I have students march an envelope drill:

    Students march around the perimeter of the envelope and then make a diagonal change along the angled flap and back out. I have students play a cadence or some of the more difficult passages from the warmup while marching an envelope drill. This helps students understand the relationship between their feet and their hands. In their brain they develop much more integration of movement and playing than they would just marching forward and backward while playing eighth notes.


    There are a host of publications for marching percussion development, and they usually fall into three categories: exercises and prior performance material from a notable DCI/WGI drumline program, method books that focus on specialized techniques and vocabulary, and collections of progressively graded exercises and etudes specifically designed for developmental and performance use in educational environments. Some of the well-known publishers of marching percussion education and performance material include Row-Loff (which now also owns the drop6 catalog), Tapspace, and The Grid Book Series.
    There are two particular marching percussion developmental resources that I think are well-suited to assist beginning and intermediate high school drumlines (and their band directors). Vic Firth’s Marching Percussion 101 free online video guide is a great starting place for high school band directors who find themselves in charge of an inexperienced drumline. The Packet by Frank Chapple is a developmental percussion method book that is strong in marching percussion techniques and applications. It has useful material for beginning to intermediate levels of the activity, including sightreading exercises.   

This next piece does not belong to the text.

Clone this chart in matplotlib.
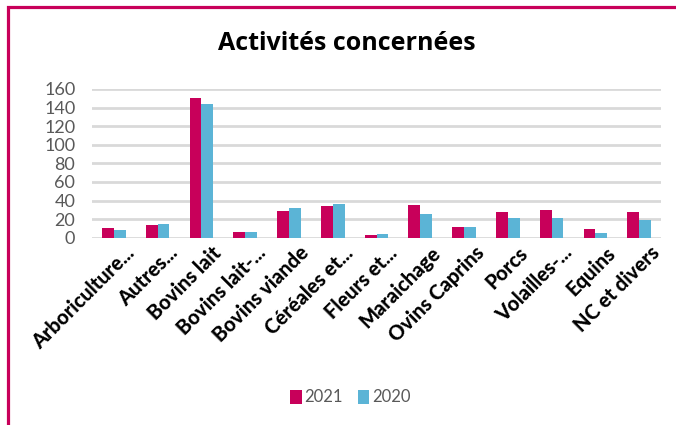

Instrumentation For Small Programs

    Small programs should start with the bare bones; if you have one percussionist, he should march bass drum. With two percussionists, add a snare drum, and if there is a third, add cymbals. This combination gives your band everything it needs to handle the basics.
    The next instrument to add is a second bass drum of a different pitch. Some programs use one big bass drum and add tenors sooner, but having multiple basses teaches students how to fit their split parts together to sound like one instrument. I follow a second bass with a second snare and a third bass. I do not consider adding tenors until there are at least two snares and three basses. That may seem arbitrary, and people can experiment with what works for them, but the most critical element of the drumline is a projecting bass voice that drives the ensemble on the field. The tenor voice is lovely. It develops multi-percussion skills and has excellent transfer value for other areas of percussion, but it does not help your band on the field the way a strong bass drumline can.
    If possible, having a front ensemble is worthwhile, even if it consists of one marimba and one xylophone. It might be true that you don’t hear that one marimba or xylophone for much the marching show, but if you write parts in which they are the only instruments playing or include them in important woodwind passages, then you can get a wonderful change in tone color, which adds aesthetic interest to the show. There is also the benefit of improving keyboard technique in your percussion students. In a small program there might not be percussionists to spare. It is still worth teaching double reed players or even flute or clarinet players with piano experience how to play mallet percussion to add this tone color to the ensemble.